Written task = Reproduce all the material exactly, minus any pictures it holds.
+---+
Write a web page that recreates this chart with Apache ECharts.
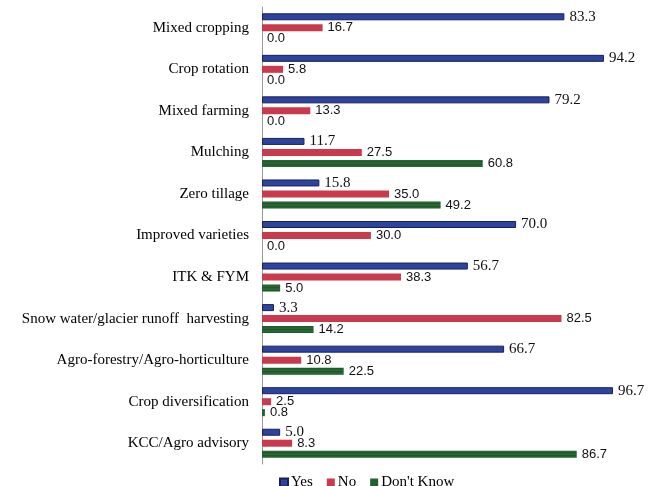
<!DOCTYPE html>
<html>
<head>
<meta charset="utf-8">
<script src="https://cdn.jsdelivr.net/npm/echarts@6/dist/echarts.min.js"></script>
<style>html,body{margin:0;padding:0;background:#fff}#c{width:655px;height:486px}</style>
</head>
<body>
<div id="c"></div>
<script>
const categories = ["Mixed cropping","Crop rotation","Mixed farming","Mulching","Zero tillage","Improved varieties","ITK & FYM","Snow water/glacier runoff  harvesting","Agro-forestry/Agro-horticulture","Crop diversification","KCC/Agro advisory"];
const yesValues = [83.3,94.2,79.2,11.7,15.8,70.0,56.7,3.3,66.7,96.7,5.0];
const noValues = [16.7,5.8,13.3,27.5,35.0,30.0,38.3,82.5,10.8,2.5,8.3];
const dontKnowValues = [0.0,0.0,0.0,60.8,49.2,0.0,5.0,14.2,22.5,0.8,86.7];
const seriesNames = ["Yes","No","Don't Know"];

const chart = echarts.init(document.getElementById('c'));
const serifLbl = {show:true, position:'right', distance:5, fontFamily:'Liberation Serif', fontSize:15, color:'#111', formatter:p=>p.value.toFixed(1)};
const sansLbl = {show:true, position:'right', distance:5, fontFamily:'Liberation Sans', fontSize:13, color:'#111', formatter:p=>p.value.toFixed(1)};
chart.setOption({
  animation:false,
  grid:{left:262, top:7, width:363, height:457},
  xAxis:{type:'value', min:0, max:100, show:false},
  yAxis:{type:'category', data:categories, inverse:true,
    axisLine:{show:true, lineStyle:{color:'#999', width:1}},
    axisTick:{show:false},
    axisLabel:{fontFamily:'Liberation Serif', fontSize:15, color:'#000', margin:13}},
  legend:{top:470, left:274, itemWidth:8, itemHeight:8, itemGap:14,
    textStyle:{fontFamily:'Liberation Serif', fontSize:15, color:'#000', padding:[0,0,0,-2]},
    data:seriesNames.map(n=>({name:n, icon:'rect'}))},
  series:[
    {name:seriesNames[0], type:'bar', data:yesValues, barWidth:7, barGap:'57%',
     itemStyle:{color:'#2C44A0', borderColor:'#1B2050', borderWidth:1}, label:serifLbl},
    {name:seriesNames[1], type:'bar', data:noValues, barWidth:7, barGap:'57%',
     itemStyle:{color:'#C93A4D'}, label:sansLbl},
    {name:seriesNames[2], type:'bar', data:dontKnowValues, barWidth:7, barGap:'57%',
     itemStyle:{color:'#1D5A2A',
       decal:{symbol:'circle', symbolSize:0.5, color:'rgba(140,190,120,0.6)', dashArrayX:[2,0], dashArrayY:[2,1], rotation:0}},
     label:sansLbl}
  ]
});
</script>
</body>
</html>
+---+
Solved problem =
Write a web page that recreates this chart with Apache ECharts.
<!DOCTYPE html>
<html>
<head>
<meta charset="utf-8">
<script src="https://cdn.jsdelivr.net/npm/echarts@6/dist/echarts.min.js"></script>
<style>html,body{margin:0;padding:0;background:#fff}#c{width:655px;height:486px}</style>
</head>
<body>
<div id="c"></div>
<script>
const categories = ["Mixed cropping","Crop rotation","Mixed farming","Mulching","Zero tillage","Improved varieties","ITK & FYM","Snow water/glacier runoff  harvesting","Agro-forestry/Agro-horticulture","Crop diversification","KCC/Agro advisory"];
const yesValues = [83.3,94.2,79.2,11.7,15.8,70.0,56.7,3.3,66.7,96.7,5.0];
const noValues = [16.7,5.8,13.3,27.5,35.0,30.0,38.3,82.5,10.8,2.5,8.3];
const dontKnowValues = [0.0,0.0,0.0,60.8,49.2,0.0,5.0,14.2,22.5,0.8,86.7];
const seriesNames = ["Yes","No","Don't Know"];

const chart = echarts.init(document.getElementById('c'));
const serifLbl = {show:true, position:'right', distance:5, fontFamily:'Liberation Serif', fontSize:15, color:'#111', formatter:p=>p.value.toFixed(1)};
const sansLbl = {show:true, position:'right', distance:5, fontFamily:'Liberation Sans', fontSize:13, color:'#111', formatter:p=>p.value.toFixed(1)};
chart.setOption({
  animation:false,
  grid:{left:262, top:7, width:363, height:457},
  xAxis:{type:'value', min:0, max:100, show:false},
  yAxis:{type:'category', data:categories, inverse:true,
    axisLine:{show:true, lineStyle:{color:'#999', width:1}},
    axisTick:{show:false},
    axisLabel:{fontFamily:'Liberation Serif', fontSize:15, color:'#000', margin:13}},
  legend:{top:470, left:274, itemWidth:8, itemHeight:8, itemGap:14,
    textStyle:{fontFamily:'Liberation Serif', fontSize:15, color:'#000', padding:[0,0,0,-2]},
    data:seriesNames.map(n=>({name:n, icon:'rect'}))},
  series:[
    {name:seriesNames[0], type:'bar', data:yesValues, barWidth:7, barGap:'57%',
     itemStyle:{color:'#2C44A0', borderColor:'#1B2050', borderWidth:1}, label:serifLbl},
    {name:seriesNames[1], type:'bar', data:noValues, barWidth:7, barGap:'57%',
     itemStyle:{color:'#C93A4D'}, label:sansLbl},
    {name:seriesNames[2], type:'bar', data:dontKnowValues, barWidth:7, barGap:'57%',
     itemStyle:{color:'#1D5A2A',
       decal:{symbol:'circle', symbolSize:0.5, color:'rgba(140,190,120,0.6)', dashArrayX:[2,0], dashArrayY:[2,1], rotation:0}},
     label:sansLbl}
  ]
});
</script>
</body>
</html>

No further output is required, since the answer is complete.